Peter Brand: Okay. People who run ball clubs, they think in terms of buying players. Your goal shouldn’t be to buy players, your goal should be to buy wins. And in order to buy wins, you need to buy runs. You’re trying to replace Johnny Damon. The Boston Red Sox see Johnny Damon and they see a star who’s worth seven and half million dollars a year. When I see Johnny Damon, what I see is… is… an imperfect understanding of where runs come from. The guy’s got a great glove. He’s a decent leadoff hitter. He can steal bases. But is he worth the seven and half million dollars a year that the Boston Red Sox are paying him? No. No. Baseball thinking is medieval. They are asking all the wrong questions. And if I say it to anybody, I’m, I’m ostracized. I’m, I’m, I’m a leper. So that’s why I’m, I’m cagey about this with you. That’s why I… I respect you, Mr. Beane, and if you want full disclosure, I think it’s a good thing that you got Damon off your payroll. I think it opens up all kinds of interesting possibilities.
“For forty-one million, you built a playoff team. You lost Damon, Giambi, Isringhausen, Pena and you won more games without them than you did with them. You won the exact same number of games that the Yankees won, but the Yankees spent one point four million per win and you paid two hundred and sixty thousand. I know you’ve taken it in the teeth out there, but the first guy through the wall. It always gets bloody, always.

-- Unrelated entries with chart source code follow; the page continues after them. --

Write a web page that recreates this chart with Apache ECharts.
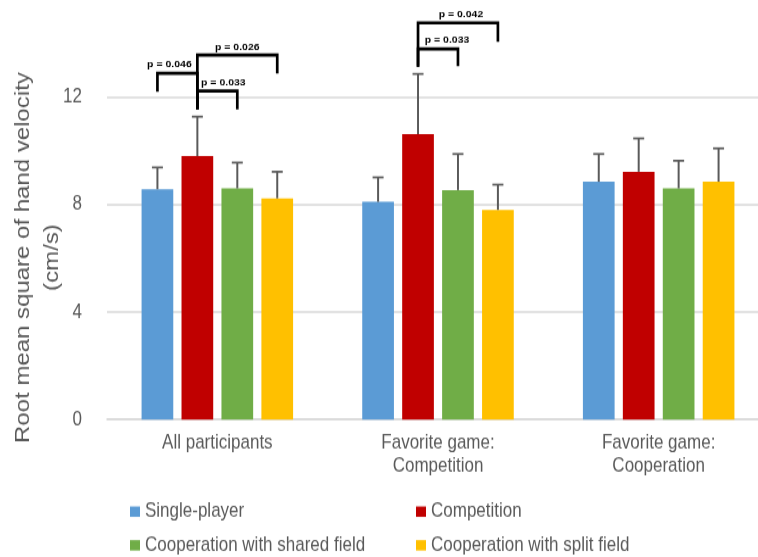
<!DOCTYPE html>
<html>
<head>
<meta charset="utf-8">
<title>Root mean square of hand velocity</title>
<script src="https://cdn.jsdelivr.net/npm/echarts@6/dist/echarts.min.js"></script>
<style>
  html, body { margin: 0; padding: 0; background: #fff; overflow: hidden; }
  #wrap { width: 758px; height: 557px; overflow: hidden; }
  /* the figure is drawn on a shorter canvas and stretched vertically */
  #chart { width: 758px; height: 457px; transform: scaleY(1.2188); transform-origin: 0 0; }
</style>
</head>
<body>
<div id="wrap"><div id="chart"></div></div>
<script>
// ---- data ----
const categories = ['All participants', 'Favorite game:\nCompetition', 'Favorite game:\nCooperation'];
const seriesNames = ['Single-player', 'Competition', 'Cooperation with shared field', 'Cooperation with split field'];

const singlePlayer   = [8.57, 8.10, 8.85];
const competition    = [9.80, 10.62, 9.22];
const sharedField    = [8.60, 8.54, 8.60];
const splitField     = [8.23, 7.80, 8.85];

// upper error (standard deviation)
const singlePlayerErr = [0.81, 0.91, 1.03];
const competitionErr  = [1.47, 2.24, 1.24];
const sharedFieldErr  = [0.96, 1.34, 1.03];
const splitFieldErr   = [0.99, 0.94, 1.24];

const yTicks = [0, 4, 8, 12];

// significance brackets: category, pair of conditions, p-value text
const pLabels = ['p = 0.046', 'p = 0.026', 'p = 0.033', 'p = 0.042', 'p = 0.033'];
const bracketPairs = [[0, 0, 1], [0, 1, 3], [0, 1, 2], [1, 1, 3], [1, 1, 2]];
// bracket heights (axis units): bar line, left end, right end, label
const bracketLevels = [
  [12.88, 12.20, 11.54, 13.19],
  [13.56, 11.54, 12.88, 13.87],
  [12.23, 11.54, 11.54, 12.53],
  [14.76, 13.13, 14.06, 15.05],
  [13.79, 13.13, 13.15, 14.12]
];
const labelShift = [-8, 0, 6, 3, 9];

// ---- styles ----
const colors = ['#5B9BD5', '#C00000', '#70AD47', '#FFC000'];
const TEXT = '#595959';
const FONT = '"Liberation Sans", Arial, sans-serif';
const BAR_W = 31.7;
const BAR_STEP = 39.94;   // bar width + gap

const means = [singlePlayer, competition, sharedField, splitField];
const errs = [singlePlayerErr, competitionErr, sharedFieldErr, splitFieldErr];

const chart = echarts.init(document.getElementById('chart'), null, { renderer: 'canvas' });

function barX(api, cat, s) {
  return api.coord([cat, 0])[0] + (s - 1.5) * BAR_STEP;
}

const barSeries = seriesNames.map((name, i) => ({
  name: name,
  type: 'bar',
  data: means[i],
  barWidth: BAR_W,
  barGap: '26%',
  itemStyle: { color: colors[i] },
  z: 2
}));

// error bars drawn above each bar
const errData = [];
means.forEach((m, s) => m.forEach((v, c) => errData.push([c, v, v + errs[s][c], s])));
const errSeries = {
  type: 'custom',
  data: errData,
  encode: { x: 0, y: [1, 2] },
  z: 3,
  renderItem: function (params, api) {
    const c = api.value(0), s = api.value(3);
    const x = barX(api, c, s);
    const y1 = api.coord([c, api.value(1)])[1];
    const y2 = api.coord([c, api.value(2)])[1];
    return {
      type: 'group',
      children: [
        { type: 'line', shape: { x1: x, y1: y1, x2: x, y2: y2 }, style: { stroke: '#5A5A5A', lineWidth: 2 } },
        { type: 'line', shape: { x1: x - 5.5, y1: y2, x2: x + 5.5, y2: y2 }, style: { stroke: '#5A5A5A', lineWidth: 1.7 } }
      ]
    };
  }
};

// significance brackets with p-value labels
const bracketSeries = {
  type: 'custom',
  data: bracketPairs.map((b, i) => [b[0], bracketLevels[i][0]]),
  z: 4,
  silent: true,
  renderItem: function (params, api) {
    const i = params.dataIndex;
    const [cat, a, b] = bracketPairs[i];
    const [top, endA, endB, labY] = bracketLevels[i];
    const xa = barX(api, cat, a), xb = barX(api, cat, b);
    const y = v => api.coord([cat, v])[1];
    return {
      type: 'group',
      children: [
        {
          type: 'polyline',
          shape: { points: [[xa, y(endA)], [xa, y(top)], [xb, y(top)], [xb, y(endB)]] },
          style: { stroke: '#000', lineWidth: 2.7, fill: null, lineJoin: 'miter' }
        },
        {
          type: 'text',
          x: (xa + xb) / 2 + labelShift[i],
          y: y(labY),
          scaleY: 0.74,
          style: {
            text: pLabels[i], fill: '#000', font: 'bold 10.5px ' + FONT,
            align: 'center', verticalAlign: 'middle'
          }
        }
      ]
    };
  }
};

// one legend entry per slot: two columns, two rows
const legendSlots = [[130, 409.8], [416, 409.8], [130, 437.4], [416, 437.4]];
const legends = seriesNames.map((name, i) => ({
  left: legendSlots[i][0],
  top: legendSlots[i][1],
  icon: 'rect',
  itemWidth: 10,
  itemHeight: 8.5,
  selectedMode: false,
  padding: 0,
  textStyle: { color: TEXT, fontSize: 17, fontFamily: FONT, lineHeight: 20 },
  data: [name]
}));

chart.setOption({
  animation: false,
  color: colors,
  grid: { left: 107, top: -8.6, width: 662, height: 352.8, containLabel: false, outerBoundsMode: 'none' },
  legend: legends,
  xAxis: {
    type: 'category',
    data: categories,
    axisLine: { lineStyle: { color: '#D9D9D9', width: 1.6 } },
    axisTick: { show: false },
    axisLabel: { color: TEXT, fontSize: 17, fontFamily: FONT, lineHeight: 19, margin: 9.5, interval: 0 }
  },
  yAxis: {
    type: 'value',
    min: 0,
    max: 16,
    interval: 4,
    axisLine: { show: false },
    axisTick: { show: false },
    splitLine: { lineStyle: { color: '#D9D9D9', width: 1.6 } },
    axisLabel: {
      color: TEXT, fontSize: 17, fontFamily: FONT, margin: 25,
      formatter: v => (yTicks.indexOf(v) >= 0 ? String(v) : '')
    }
  },
  graphic: [{
    type: 'text',
    x: 38,
    y: 211.3,
    rotation: Math.PI / 2,
    style: {
      text: 'Root mean square of hand velocity\n(cm/s)',
      fill: TEXT, font: '19.7px ' + FONT, lineHeight: 29,
      align: 'center', verticalAlign: 'middle'
    }
  }],
  series: barSeries.concat([errSeries, bracketSeries])
});
</script>
</body>
</html>
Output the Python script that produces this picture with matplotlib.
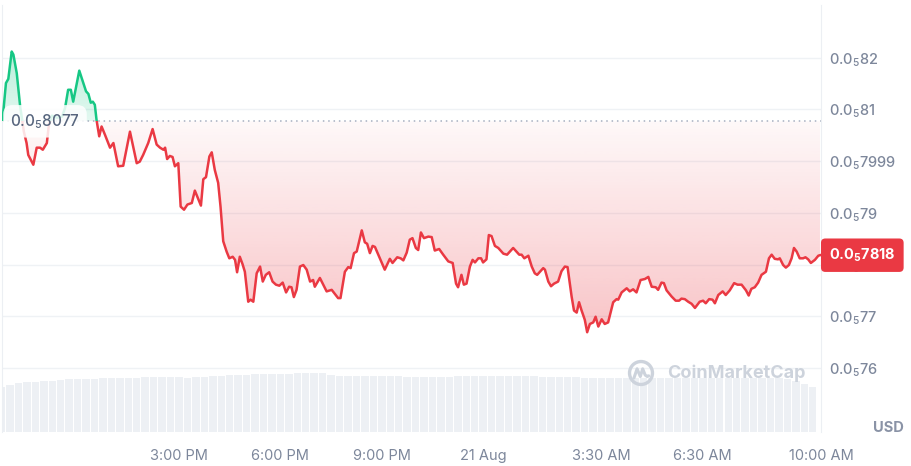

It’s the threat of not just the way of doing business, but in their minds it’s threatening the game. But really what it’s threatening is their livelihoods, it’s threatening their jobs, it’s threatening the way that they do things. And every time that happens, whether it’s the government or a way of doing business or whatever it is, the people are holding the reins, have their hands on the switch. They go bat shit crazy. I mean, anybody who’s not building a team right and rebuilding it using your model, they’re dinosaurs. They’ll be sitting on their ass on the sofa in October, watching the Boston Red Sox win the World Series.”